All that went away with this miserable global invader. Including the salary, and any hope of a dividend. There never has been the luxury of a thirteenth cheque in my own business. I felt like I was one of those souls shuffling along the shaky string of survival.


Until I connected with these extraordinary ordinary people again. On line.


In a pioneering collaboration with a leading Business school and an International Bank, our team at Lead with Humanity put together a virtual immersion. That sounds like a fun run, a silent scream or controlled chaos. An oxymoron. Seriously funny.


And yet it worked. Perfectly imperfect, as any immersion should be.


We met Mam’ Khanyi at the Home of Hope who is still saving street children through this pandemic. We went farming with Ma Refiloe in her inner-city farm as she feeds her community not only with health, but also with hope. We visited Sanza in his Yeoville kitchen who not only cooked for us, but kept us enthralled with his Energy and spellbound by his storytelling. And as we met all these people, I could feel my old life returning, my heart full of purpose and my lungs full of the air above the abyss. I felt more surefooted in the unsteady uncertainty of the wobbly wire of wifi. I was walking the tightrope and for the first time in months I felt the “fun” in being a funambulist. A tightrope walker. Each of these spectacular superheroes who have no need for capes, should be the subject of books on Leadership, not just off the cuff mentions in an on-line immersion.


We would meet someone else today who was riding this cycle. Mpumelelo (Mpumi) Mtinsto is the entrepreneur behind Book Ibhoni, a bicycle tour operator in Soweto. He proudly tells as that “Ibhoni” is township slang for a bicycle, and like so many in the tourism industry he was on the wrong side of this global coin toss. Facing a booking sheet which was being erased before his very eyes, he found the one green chamber in a roulette wheel of Black and Red. He would pivot his tour company into a last mile delivery service. And he would use his bicycles to do this. He and his peleton of peddlers would go where the courier companies couldn’t or wouldn’t. His success lies in knowing his terrain. He knows every unnumbered house, every back road through the roadworks, and every possible gangster.


He is completely connected. And he and his team delivered eighteen lunches across the city of Johannesburg from the mercurial and magical Sanza, all on beautiful ceramic platters with an array of homemade drinks as well as a generous helping of herbs from the garden of Ma Refiloe picked with passion.


He is riding the cycle. And seemingly, he is loving the ride.


We signed off knowing that we had taken a step into our own future, and that emotions are still real even on a virtual platform.

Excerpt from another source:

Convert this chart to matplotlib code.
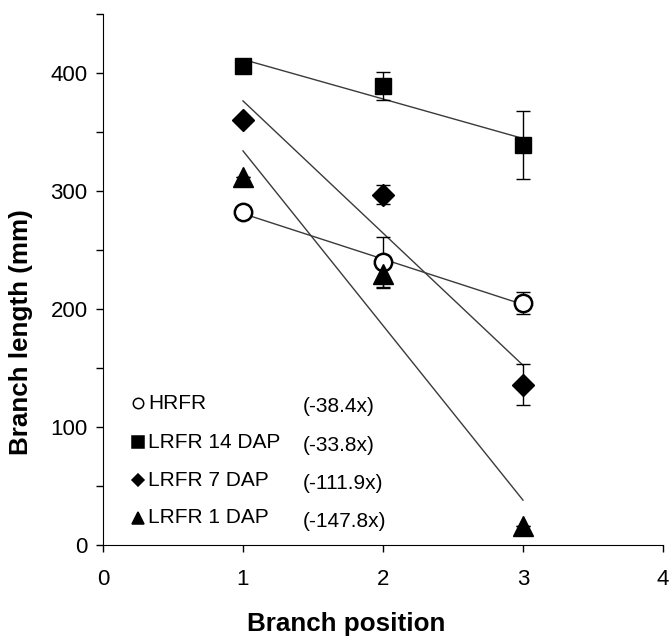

But overwhelmingly, the group still longed to physically hug Mam’ Khanyi, kick the soil and get good earth under the finger nails with Ma Refiloe and sit with Sanza and share from the abundance of his platter and his person.


And of course, to be led through the streets of Soweto by Mpumi, when we conquer this coward called Covid.


Drained, but with a feeling of being alive I hadn’t experienced for months, I walked into my daughter’s room, and typically it was full of music. A song was playing which only served to confirm that sometimes there is a perfect order to the synchronicity of things. It was from the soundtrack to The Greatest Showman, originally written I think by Michelle Williams.


Tightrope.


“Some people long for a life which is simple and planned.
Tied with a Ribbon.
Some people won’t sail the sea ‘cos they’re safer on land.
To follow what’s written.
But I’d follow you to the great unknown
Off to a world we could call our own.
…We’re walking a tightrope.”

So, if you feel that you’re walking a tightrope, keep walking.

And Mpumi, as you ride this cycle, keep pedaling.


Steve Hall


P.S. According to Wikipedia, the “fun” in Funambulist is not the kind of fun associated with enjoyment, but rather from Latin origin ‘funis’ which means rope. Ambulare is to walk. A rope walker.

If we are to walk these ropes though, I guess it wouldn’t harm to have fun in the process?